# Stated problem
Would you transcribe the listing that follows, character for character, and omit its images?

==== Data extract ====

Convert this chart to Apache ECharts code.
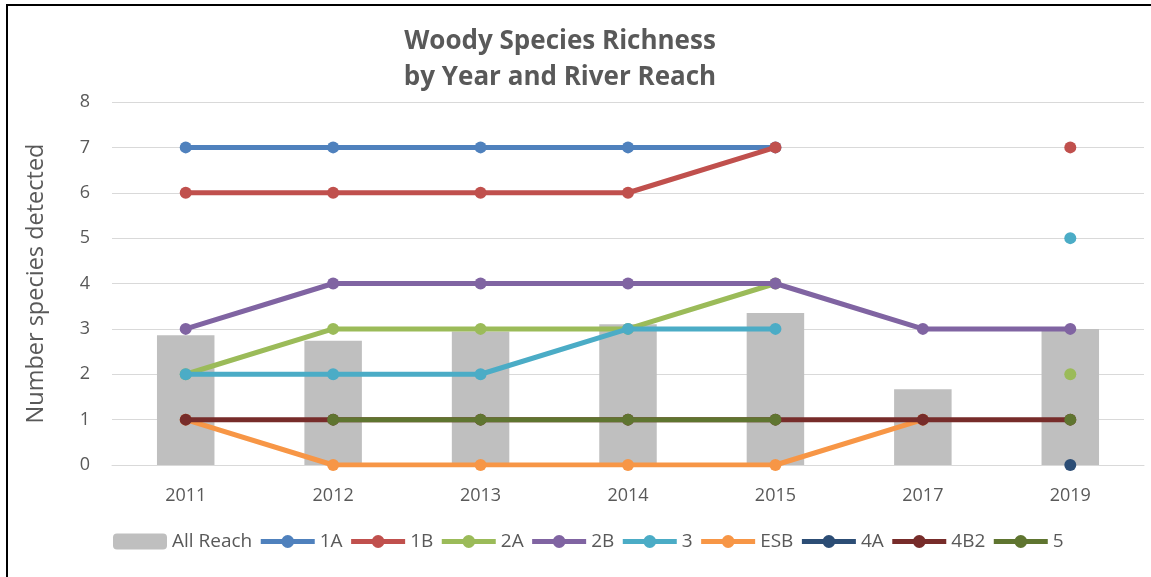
<!DOCTYPE html>
<html>
<head>
<meta charset="utf-8">
<script src="https://cdn.jsdelivr.net/npm/echarts@6/dist/echarts.min.js"></script>
<style>
    html, body { margin: 0; padding: 0; background: #fff; }
    #chart { width: 1151px; height: 577px; }
</style>
</head>
<body>
<div id="chart"></div>
<script>
    var years = ['2011', '2012', '2013', '2014', '2015', '2017', '2019'];
    var yTicks = [0, 1, 2, 3, 4, 5, 6, 7, 8];

    // All Reach bars
    var allReach = [2.86, 2.74, 2.94, 3.1, 3.35, 1.67, 3.0];

    // per reach values, null = not sampled
    var r1A = [7, 7, 7, 7, 7, null, null];
    var r1B = [6, 6, 6, 6, 7, null, 7];
    var r2A = [2, 3, 3, 3, 4, null, 2];
    var r2B = [3, 4, 4, 4, 4, 3, 3];
    var r3 = [2, 2, 2, 3, 3, null, 5];
    var rESB = [1, 0, 0, 0, 0, 1, null];
    var r4A = [null, null, null, null, null, null, 0];
    var r4B2 = [1, 1, 1, 1, 1, 1, 1];
    var r5 = [null, 1, 1, 1, 1, null, 1];

    var reachNames = ['1A', '1B', '2A', '2B', '3', 'ESB', '4A', '4B2', '5'];
    var reachData = [r1A, r1B, r2A, r2B, r3, rESB, r4A, r4B2, r5];
    var reachColors = ['#4F81BD', '#C0504D', '#9BBB59', '#8064A2', '#4BACC6', '#F79646', '#2C4D75', '#772C2A', '#5F7530'];

    var txt = '#595959';
    var font = 'Open Sans';

    function _each(arr, fn) {
        for (var i = 0; i < arr.length; i++) fn(arr[i], i);
    }

    var series = [{
        name: 'All Reach',
        type: 'bar',
        data: allReach,
        barWidth: '39%',
        itemStyle: { color: '#BFBFBF' },
        z: 1
    }];
    // lines drawn in order so the later reach sits on top
    _each(reachNames, function (name, i) {
        series.push({
            name: name,
            type: 'line',
            data: reachData[i],
            connectNulls: false,
            symbol: 'circle',
            symbolSize: 12,
            lineStyle: { width: 5, color: reachColors[i] },
            itemStyle: { color: reachColors[i] },
            z: 2 + i
        });
    });

    var chart = echarts.init(document.getElementById('chart'));
    chart.setOption({
        animation: false,
        backgroundColor: '#fff',
        title: {
            text: 'Woody Species Richness\nby Year and River Reach',
            left: 555,
            top: 19,
            textAlign: 'center',
            textStyle: {
                fontFamily: font,
                fontSize: 26,
                fontWeight: 'bold',
                color: txt,
                lineHeight: 36
            }
        },
        graphic: [{
            type: 'rect',
            shape: { x: 7, y: 5, width: 1300, height: 800 },
            style: { fill: 'none', stroke: '#000', lineWidth: 2 },
            silent: true
        }],
        legend: {
            bottom: 21,
            left: 108,
            itemGap: 6,
            itemWidth: 54,
            itemHeight: 16,
            lineStyle: { width: 5 },
            textStyle: { fontFamily: font, fontSize: 19, color: txt },
            data: ['All Reach'].concat(reachNames)
        },
        grid: {
            left: 112,
            right: 7,
            top: 102,
            bottom: 112
        },
        xAxis: {
            type: 'category',
            data: years,
            axisTick: { show: false },
            axisLine: { lineStyle: { color: '#d9d9d9' } },
            axisLabel: { fontFamily: font, fontSize: 18, color: txt, margin: 22 }
        },
        yAxis: {
            type: 'value',
            min: yTicks[0],
            max: yTicks[yTicks.length - 1],
            interval: 1,
            name: 'Number species detected',
            nameLocation: 'middle',
            nameGap: 64,
            nameTextStyle: { fontFamily: font, fontSize: 23.5, color: txt },
            axisLine: { show: false },
            axisTick: { show: false },
            axisLabel: { fontFamily: font, fontSize: 18, color: txt, margin: 22 },
            splitLine: { lineStyle: { color: '#d9d9d9' } }
        },
        series: series
    });
</script>
</body>
</html>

====

# Solved problem
Convert this chart to Apache ECharts code.
<!DOCTYPE html>
<html>
<head>
<meta charset="utf-8">
<script src="https://cdn.jsdelivr.net/npm/echarts@6/dist/echarts.min.js"></script>
<style>
    html, body { margin: 0; padding: 0; background: #fff; }
    #chart { width: 1151px; height: 577px; }
</style>
</head>
<body>
<div id="chart"></div>
<script>
    var years = ['2011', '2012', '2013', '2014', '2015', '2017', '2019'];
    var yTicks = [0, 1, 2, 3, 4, 5, 6, 7, 8];

    // All Reach bars
    var allReach = [2.86, 2.74, 2.94, 3.1, 3.35, 1.67, 3.0];

    // per reach values, null = not sampled
    var r1A = [7, 7, 7, 7, 7, null, null];
    var r1B = [6, 6, 6, 6, 7, null, 7];
    var r2A = [2, 3, 3, 3, 4, null, 2];
    var r2B = [3, 4, 4, 4, 4, 3, 3];
    var r3 = [2, 2, 2, 3, 3, null, 5];
    var rESB = [1, 0, 0, 0, 0, 1, null];
    var r4A = [null, null, null, null, null, null, 0];
    var r4B2 = [1, 1, 1, 1, 1, 1, 1];
    var r5 = [null, 1, 1, 1, 1, null, 1];

    var reachNames = ['1A', '1B', '2A', '2B', '3', 'ESB', '4A', '4B2', '5'];
    var reachData = [r1A, r1B, r2A, r2B, r3, rESB, r4A, r4B2, r5];
    var reachColors = ['#4F81BD', '#C0504D', '#9BBB59', '#8064A2', '#4BACC6', '#F79646', '#2C4D75', '#772C2A', '#5F7530'];

    var txt = '#595959';
    var font = 'Open Sans';

    function _each(arr, fn) {
        for (var i = 0; i < arr.length; i++) fn(arr[i], i);
    }

    var series = [{
        name: 'All Reach',
        type: 'bar',
        data: allReach,
        barWidth: '39%',
        itemStyle: { color: '#BFBFBF' },
        z: 1
    }];
    // lines drawn in order so the later reach sits on top
    _each(reachNames, function (name, i) {
        series.push({
            name: name,
            type: 'line',
            data: reachData[i],
            connectNulls: false,
            symbol: 'circle',
            symbolSize: 12,
            lineStyle: { width: 5, color: reachColors[i] },
            itemStyle: { color: reachColors[i] },
            z: 2 + i
        });
    });

    var chart = echarts.init(document.getElementById('chart'));
    chart.setOption({
        animation: false,
        backgroundColor: '#fff',
        title: {
            text: 'Woody Species Richness\nby Year and River Reach',
            left: 555,
            top: 19,
            textAlign: 'center',
            textStyle: {
                fontFamily: font,
                fontSize: 26,
                fontWeight: 'bold',
                color: txt,
                lineHeight: 36
            }
        },
        graphic: [{
            type: 'rect',
            shape: { x: 7, y: 5, width: 1300, height: 800 },
            style: { fill: 'none', stroke: '#000', lineWidth: 2 },
            silent: true
        }],
        legend: {
            bottom: 21,
            left: 108,
            itemGap: 6,
            itemWidth: 54,
            itemHeight: 16,
            lineStyle: { width: 5 },
            textStyle: { fontFamily: font, fontSize: 19, color: txt },
            data: ['All Reach'].concat(reachNames)
        },
        grid: {
            left: 112,
            right: 7,
            top: 102,
            bottom: 112
        },
        xAxis: {
            type: 'category',
            data: years,
            axisTick: { show: false },
            axisLine: { lineStyle: { color: '#d9d9d9' } },
            axisLabel: { fontFamily: font, fontSize: 18, color: txt, margin: 22 }
        },
        yAxis: {
            type: 'value',
            min: yTicks[0],
            max: yTicks[yTicks.length - 1],
            interval: 1,
            name: 'Number species detected',
            nameLocation: 'middle',
            nameGap: 64,
            nameTextStyle: { fontFamily: font, fontSize: 23.5, color: txt },
            axisLine: { show: false },
            axisTick: { show: false },
            axisLabel: { fontFamily: font, fontSize: 18, color: txt, margin: 22 },
            splitLine: { lineStyle: { color: '#d9d9d9' } }
        },
        series: series
    });
</script>
</body>
</html>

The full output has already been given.